Le Repli, de Joseph Paris

Publié le 24 octobre 2024 par Africultures @africultures

En sortie le 30 octobre 2024 dans les salles françaises, Le Repli rappelle la montée des discours racistes en France depuis le début des années 80 et la restriction des libertés depuis 2015. Une analyse salutaire, d’une profonde actualité.

On croit tout savoir et pourtant. Ce genre de film qui rappelle les faits et en condense l’histoire a son importance, pour clarifier les argumentaires, et revenir à l’essentiel quand tout se brouille en cette période de trop-plein. Joseph Paris s’appuie sur un ami activiste militant : Yasser Louati, lequel décrypte l’actualité sur sa chaîne youtube, son blog sur Mediapart, son podcast, etc., et dont sa maîtrise de l’anglais lui permet d’être sollicité par les télévisions étrangères pour représenter le point de vue des musulmans de France, se trouvant ainsi parfois en position d’accusé. Le film est ainsi fait à deux, mariant les deux démarches : le commentaire-enquête engagé du réalisateur et les interviews. Le tout entrecoupé d’images d’illustration en rythme saccadé ou de grattages de photos en noir et blanc des personnalités évoquées sur un mode expérimental underground. Je ne suis d’ailleurs pas sûr que ce dispositif de ratures et déchirures grandisse le propos, comme s’il fallait souiller encore davantage l’image des politiques à une époque où le « tous pourris » mène à l’extrême-droite.

Mais le film s’attache heureusement à l’analyse et avouons que ces hommes politiques se prêtent bien à cette macabre métaphore des tigres de papier : cela commence par l’État d’urgence et la déchéance de nationalité après les attentats de 2015, puis l’instrumentalisation de l’islam par la gauche dans les années 1980, puis la loi sur le voile votée par la droite, les violences policières, la déviation de la laïcité… Mettre tout cela bout à bout en dévoile l’accablante continuité, à l’heure où l’on nous promet une nième loi sur l’immigration et où se resserre toujours davantage l’étau pour tous ceux que l’on veut isoler dans leur différence.

Résultat d’une remarquable recherche d’archives et dévoilant des documents gravement mensongers, le film ne s’appelle pas Le Repli pour rien : il documente la montée du racisme et les restrictions des libertés.
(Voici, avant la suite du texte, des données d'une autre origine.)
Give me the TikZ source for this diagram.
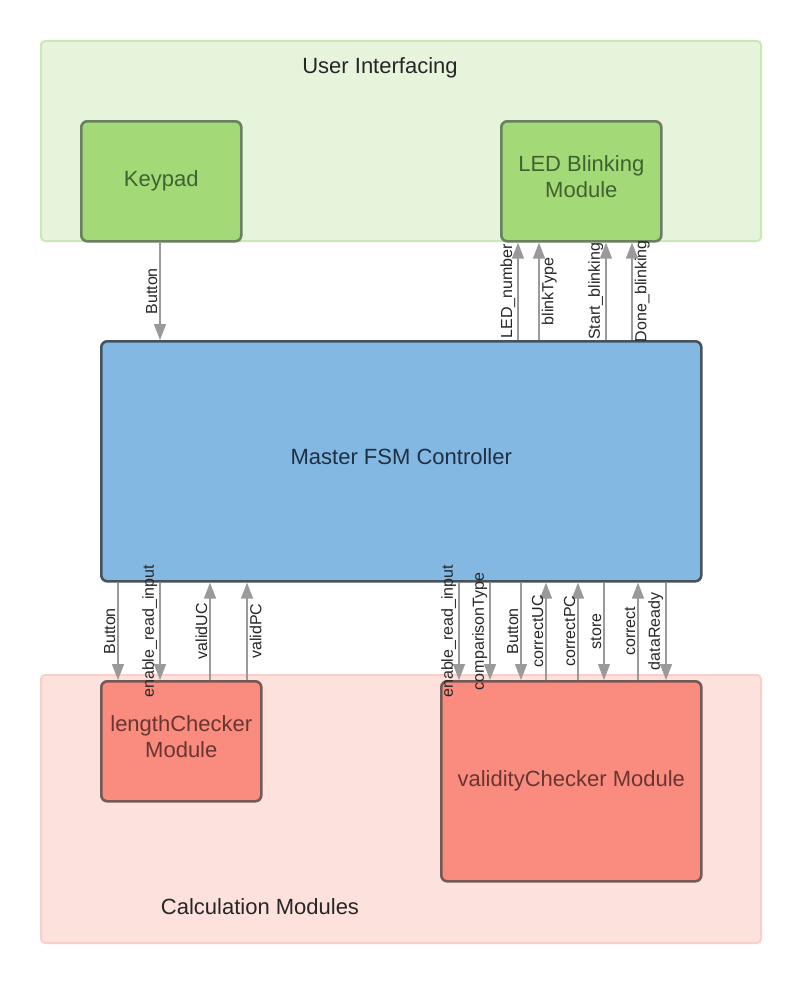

Sur quoi se replie-t-on ? Sur une identité fantôme et pourtant sans cesse revendiquée, alors que, comme le disait le grand historien Fernand Braudel, « la France n’est que diversité ».[1] La responsabilité politique de la gauche comme de la droite est énorme et si le film insiste sur les discours et les lois, c’est que ce repli orchestré d’en haut s’imprime dans les esprits comme naturel et nécessaire, rejoignant ce qu’on pense tout bas. L’insécurité est instrumentalisée et les regrets de François Hollande sur la déchéance de nationalité n’y changent rien : le « nous » exclut de fait ceux que la République ne veut pas reconnaître, forcément d’origine extra-européenne. Il y a nous et les autres. Et voilà que de perquisitions en répressions, l’Etat de droit est remis en cause. La banalisation des thèmes et solutions de l’extrême droite fait son chemin jusqu’à menacer cette même République en attisant les haines, fragilisant le lien social et détruisant la solidarité nationale.

Voici donc que notamment à travers le témoignage de Yasser Laouti, ce sont les premiers concernés qui accèdent à la parole, ces musulmans que Daesh cherche à transformer en ennemi intérieur pour les déstabiliser autant que le reste de la société. En les excluant et les réprimant, on donne aux terroristes ce qu’ils voulaient en torpillant l’unité nationale. Leur parole dans le film n’est pas seulement politique mais aussi une intimité, le ressenti de ceux que l’on soupçonne et que l’on menace, voire agresse, même dans le cadre familial. La systématisation des violences policières est dès lors mise en exergue.

Le mal remonte à loin : lorsque les immigrés, au début des années 80, ont revendiqué l’égalité des salaires. Si les droits d’un groupe ne sont pas respectés, ce sont les droits de tous qui sont menacés. Au fur et à mesure du film, cette maxime se confirme toujours davantage. Outre les discours populistes et xénophobes, la médiatisation des répressions dans la société de la peur désigne les coupables : les étrangers. « Ce qui leur arrive, c’est ce qui nous attend », avertit le réalisateur. Parce que la condition de toute liberté reste l’égalité.

[1] L’identité de la France, en trois volumes, Paris, Arthaud-Flammarion, 1986.